Enfin, le 1995 finit par atteindre la note de 95/100 «this wine contains the stuff of greatness». Depuis ce temps, les notes se promènent de 89 à 95.
Le Wine Spectator embarque dans la course en 1993. «L’importance des critiques de vin américains est très importante. Leurs opinions déterminent très souvent le prix du vin», concède Jean-Luc Thunevin qui vend 90 % de sa production hors de France, principalement au Japon et aux États-Unis.
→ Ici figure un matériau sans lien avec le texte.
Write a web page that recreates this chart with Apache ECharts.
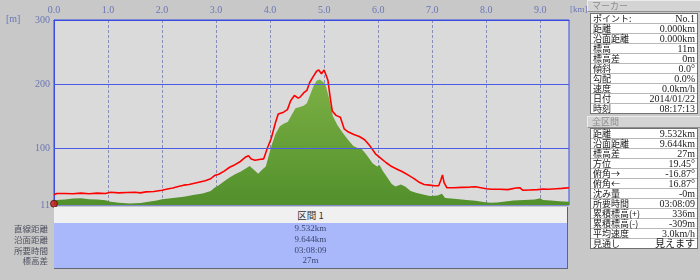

Valandraud n’est plus un vin de garage. Le couple Thunevin réinvestit tout dans l’achat de nouvelles parcelles à Saint-Émilion. Le domaine totalise maintenant 10 hectares qui servent à la production du grand vin (4,5 ha) ainsi que du Virginie et du 3 de Valandraud. L’encépagement est à 70 % merlot et 25 % de cabernet franc. Il y a un petit peu de malbec et de cabernet sauvignon. Une production de 15 000 bouteilles.
L’histoire de ce couple parti de presque rien est assez étonnante. Ils ont frôlé à deux reprises la faillite. Constamment, ils travaillent et réinvestissent dans la vigne. En plus de produire du vin, ils font le négoce, conseillent d’autres vignerons et relèvent d’autres domaines. Ils investissent maintenant dans le Sud-Ouest, j’en parlerai.
Pour en savoir plus sur ces deux travailleurs du vin, consultez leur site Établissement Thunevin. Le blogue de Jean-Luc Thunevin est aussi très actif.
Ce Saint-Émilion Gran Cru 2003 se vendait 442 $ à la SAQ, il est maintenant réduit à 353 $. Il y en a une trentaine de bouteilles au magasin Signature de Montréal. Il se vend de 238 à 407 $ aux États-Unis; 346 à 456 $ en France.
Il est 400 $ en Colombie-Britannique et 449 $ en Ontario.
En terminant, disons que le Valandraud n’est pas seulement un vin de dégustation. Il a aussi très bien accompagné la pièce de bison préparée par Mustapha Rougabaï au restaurant La Colombe, rue Duluth à Montréal. Il faut bien le dire, ce chef prépare des plats savoureux.